Friday, Jul. 22, 1966
Artful to a Fault
How to Steal a Million. "It's only a day's work for you, but it's my first burglary," says Audrey Hepburn, her doe eyes alight with the giddy, girlish flame so often kindled in a very proper romantic heroine who has just discovered the joys of going gaily to hell.
That fawnlike look is Audrey's special domain as a comedienne, and her partner in crime on this elegant occasion is Peter O'Toole, also treading very lightly as a debonair art-world detective whom Audrey has mistaken for a fellow burglar. Together they hurdle a large chunk of plot by stealing a marble Cellini nude from a Paris art museum, armed only with a magnet, a boomerang and a mop bucket.
Thinly disguised for a time as a charwoman, Audrey plays the daughter of a fine old French family with a congenital weakness for forging old masters. Papa is Hugh Griffith, a shaggy rogue whose wickedly rolling orbs make him look like a cross between a pinball machine and a Rembrandt portrait. Griffith has turned Sunday painting into a world-famous collection of Cezannes, Van Goghs, Renoirs--all part of $100,000 worth of phony masterworks, especially commissioned to help Director William Wyler (The Collector) fashion this meticulous high comedy about ars graftia artis. Among the other experts at hand are Art Dealer Charles Boyer and a frenzied connoisseur (Eli Wallach) who yearns to whisk both Audrey and the nude Cellini back to his Stateside lair.

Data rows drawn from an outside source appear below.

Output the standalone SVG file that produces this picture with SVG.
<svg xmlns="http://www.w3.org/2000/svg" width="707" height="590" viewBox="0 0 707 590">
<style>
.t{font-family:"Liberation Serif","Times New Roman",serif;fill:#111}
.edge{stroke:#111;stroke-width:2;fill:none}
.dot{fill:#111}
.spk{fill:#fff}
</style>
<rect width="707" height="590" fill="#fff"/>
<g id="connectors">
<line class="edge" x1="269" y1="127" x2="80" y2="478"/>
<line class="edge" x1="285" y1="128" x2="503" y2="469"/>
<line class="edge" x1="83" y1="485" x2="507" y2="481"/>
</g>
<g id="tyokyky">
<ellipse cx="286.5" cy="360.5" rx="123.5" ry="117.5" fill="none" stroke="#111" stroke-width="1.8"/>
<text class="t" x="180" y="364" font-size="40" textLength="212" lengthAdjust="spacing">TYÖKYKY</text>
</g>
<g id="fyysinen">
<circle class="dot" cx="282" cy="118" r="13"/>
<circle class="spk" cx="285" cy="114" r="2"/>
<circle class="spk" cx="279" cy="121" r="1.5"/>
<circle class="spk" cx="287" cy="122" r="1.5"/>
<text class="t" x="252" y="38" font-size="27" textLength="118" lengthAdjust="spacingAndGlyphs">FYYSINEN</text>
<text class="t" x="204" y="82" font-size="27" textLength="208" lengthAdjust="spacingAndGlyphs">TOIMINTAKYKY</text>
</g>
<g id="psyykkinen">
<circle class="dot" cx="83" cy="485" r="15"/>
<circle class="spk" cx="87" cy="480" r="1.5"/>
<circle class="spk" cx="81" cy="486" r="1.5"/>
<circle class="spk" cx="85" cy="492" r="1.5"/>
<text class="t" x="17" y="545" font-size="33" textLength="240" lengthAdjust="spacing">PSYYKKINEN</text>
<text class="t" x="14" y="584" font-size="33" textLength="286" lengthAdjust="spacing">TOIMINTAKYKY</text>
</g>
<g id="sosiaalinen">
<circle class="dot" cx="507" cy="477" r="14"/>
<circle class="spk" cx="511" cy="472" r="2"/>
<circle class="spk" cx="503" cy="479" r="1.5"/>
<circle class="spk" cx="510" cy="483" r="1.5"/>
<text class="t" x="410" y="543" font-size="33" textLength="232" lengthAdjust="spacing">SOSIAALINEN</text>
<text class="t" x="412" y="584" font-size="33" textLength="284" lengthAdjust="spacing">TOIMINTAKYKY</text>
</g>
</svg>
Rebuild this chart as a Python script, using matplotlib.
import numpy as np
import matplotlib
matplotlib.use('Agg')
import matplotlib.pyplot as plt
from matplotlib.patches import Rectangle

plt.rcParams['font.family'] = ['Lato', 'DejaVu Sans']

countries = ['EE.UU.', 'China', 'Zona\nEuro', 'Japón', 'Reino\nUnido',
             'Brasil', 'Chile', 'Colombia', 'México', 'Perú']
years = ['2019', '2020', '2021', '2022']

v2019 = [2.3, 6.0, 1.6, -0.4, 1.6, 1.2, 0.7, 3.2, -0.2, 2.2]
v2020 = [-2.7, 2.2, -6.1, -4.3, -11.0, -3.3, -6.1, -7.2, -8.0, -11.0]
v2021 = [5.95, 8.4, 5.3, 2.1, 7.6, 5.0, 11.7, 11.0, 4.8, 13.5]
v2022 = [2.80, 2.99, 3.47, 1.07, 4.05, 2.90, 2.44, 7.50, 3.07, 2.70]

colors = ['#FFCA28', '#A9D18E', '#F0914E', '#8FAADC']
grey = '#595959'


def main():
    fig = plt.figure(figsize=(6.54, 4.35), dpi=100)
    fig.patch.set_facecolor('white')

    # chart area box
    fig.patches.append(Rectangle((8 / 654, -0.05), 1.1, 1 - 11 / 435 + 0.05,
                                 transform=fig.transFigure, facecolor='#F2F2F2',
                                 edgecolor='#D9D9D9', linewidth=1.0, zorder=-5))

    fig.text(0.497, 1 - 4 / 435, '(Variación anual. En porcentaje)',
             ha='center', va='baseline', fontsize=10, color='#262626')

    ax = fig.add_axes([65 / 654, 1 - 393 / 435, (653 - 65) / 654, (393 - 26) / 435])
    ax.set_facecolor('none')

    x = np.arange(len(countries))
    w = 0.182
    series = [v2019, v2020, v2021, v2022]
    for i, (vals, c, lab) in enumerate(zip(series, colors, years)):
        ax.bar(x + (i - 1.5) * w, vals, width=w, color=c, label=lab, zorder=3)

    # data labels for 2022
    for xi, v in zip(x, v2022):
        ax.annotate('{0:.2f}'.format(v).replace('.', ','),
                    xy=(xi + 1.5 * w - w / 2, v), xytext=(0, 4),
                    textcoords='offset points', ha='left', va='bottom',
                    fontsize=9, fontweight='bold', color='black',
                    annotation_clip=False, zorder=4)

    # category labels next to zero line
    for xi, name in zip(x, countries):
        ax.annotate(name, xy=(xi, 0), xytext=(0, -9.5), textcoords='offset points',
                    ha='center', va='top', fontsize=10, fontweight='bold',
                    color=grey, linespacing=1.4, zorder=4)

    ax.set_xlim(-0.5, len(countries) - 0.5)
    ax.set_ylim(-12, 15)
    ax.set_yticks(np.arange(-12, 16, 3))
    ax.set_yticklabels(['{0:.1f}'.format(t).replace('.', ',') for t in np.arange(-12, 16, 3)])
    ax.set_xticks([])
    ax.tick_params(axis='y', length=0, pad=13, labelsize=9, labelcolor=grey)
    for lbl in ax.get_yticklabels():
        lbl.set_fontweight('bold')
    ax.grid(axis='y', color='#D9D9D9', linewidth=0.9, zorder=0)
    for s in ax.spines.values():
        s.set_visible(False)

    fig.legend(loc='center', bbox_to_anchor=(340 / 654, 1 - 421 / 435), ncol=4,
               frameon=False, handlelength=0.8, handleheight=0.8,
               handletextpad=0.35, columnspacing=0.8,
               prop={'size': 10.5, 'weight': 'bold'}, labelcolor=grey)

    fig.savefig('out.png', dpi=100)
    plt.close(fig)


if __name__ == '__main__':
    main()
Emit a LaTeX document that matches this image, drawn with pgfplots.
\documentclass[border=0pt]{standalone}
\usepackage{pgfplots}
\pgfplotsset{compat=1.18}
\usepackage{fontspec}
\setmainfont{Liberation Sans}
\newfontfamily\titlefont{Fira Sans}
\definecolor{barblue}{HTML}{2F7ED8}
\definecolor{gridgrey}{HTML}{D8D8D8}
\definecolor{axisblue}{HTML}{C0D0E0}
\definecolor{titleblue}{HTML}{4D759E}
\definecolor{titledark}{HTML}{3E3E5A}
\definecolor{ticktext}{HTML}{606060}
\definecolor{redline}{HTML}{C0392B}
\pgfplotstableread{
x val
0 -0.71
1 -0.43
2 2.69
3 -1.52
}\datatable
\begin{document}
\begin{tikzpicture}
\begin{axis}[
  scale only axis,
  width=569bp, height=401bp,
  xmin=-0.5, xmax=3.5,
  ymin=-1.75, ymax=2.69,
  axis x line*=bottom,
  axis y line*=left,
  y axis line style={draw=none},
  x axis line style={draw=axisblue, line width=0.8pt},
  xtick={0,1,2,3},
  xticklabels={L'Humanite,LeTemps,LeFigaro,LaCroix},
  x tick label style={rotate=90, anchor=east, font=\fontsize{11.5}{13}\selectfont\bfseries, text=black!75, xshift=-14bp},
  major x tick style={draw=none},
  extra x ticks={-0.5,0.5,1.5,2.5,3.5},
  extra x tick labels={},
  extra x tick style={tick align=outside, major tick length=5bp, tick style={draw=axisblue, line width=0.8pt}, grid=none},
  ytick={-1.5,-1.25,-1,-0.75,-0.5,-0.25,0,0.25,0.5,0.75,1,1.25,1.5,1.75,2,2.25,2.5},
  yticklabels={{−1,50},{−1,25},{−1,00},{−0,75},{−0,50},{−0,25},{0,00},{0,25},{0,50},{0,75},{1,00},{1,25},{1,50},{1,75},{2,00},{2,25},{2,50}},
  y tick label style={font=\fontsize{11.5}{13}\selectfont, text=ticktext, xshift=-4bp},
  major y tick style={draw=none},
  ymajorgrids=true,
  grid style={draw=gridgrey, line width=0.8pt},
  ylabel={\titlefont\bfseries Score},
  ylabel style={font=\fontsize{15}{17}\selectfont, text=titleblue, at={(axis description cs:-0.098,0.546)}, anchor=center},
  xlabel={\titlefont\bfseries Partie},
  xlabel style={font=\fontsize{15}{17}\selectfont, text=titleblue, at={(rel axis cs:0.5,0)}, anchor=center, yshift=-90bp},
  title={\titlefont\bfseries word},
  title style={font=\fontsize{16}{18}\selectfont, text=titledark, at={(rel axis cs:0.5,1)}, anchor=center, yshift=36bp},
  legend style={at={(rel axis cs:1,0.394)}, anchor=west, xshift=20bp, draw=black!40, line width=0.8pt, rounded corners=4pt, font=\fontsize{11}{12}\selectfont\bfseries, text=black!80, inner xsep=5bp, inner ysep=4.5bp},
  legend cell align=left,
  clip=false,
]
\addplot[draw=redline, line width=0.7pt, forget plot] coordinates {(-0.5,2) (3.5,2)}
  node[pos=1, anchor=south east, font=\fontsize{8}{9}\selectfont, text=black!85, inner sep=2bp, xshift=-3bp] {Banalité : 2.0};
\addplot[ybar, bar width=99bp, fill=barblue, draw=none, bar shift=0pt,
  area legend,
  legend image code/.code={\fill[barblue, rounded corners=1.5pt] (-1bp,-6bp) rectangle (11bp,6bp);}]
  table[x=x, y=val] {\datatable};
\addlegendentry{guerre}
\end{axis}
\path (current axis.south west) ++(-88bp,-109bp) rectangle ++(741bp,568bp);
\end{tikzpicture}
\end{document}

How to Steal a Million is tastefully directed and competently performed, but its glossy tone somehow brushes out any forward momentum. In a film that cries for wild hilarity and a heady spirit of adventure, everything that is going to happen happens according to long-established rules of the game, from the first skittish encounter to the last eager kiss. Its old-fashioned fun looks overpracticed, becoming merely another workout for a troupe of talented professionals who do their jobs with coolly measured skill rather than warmblooded will.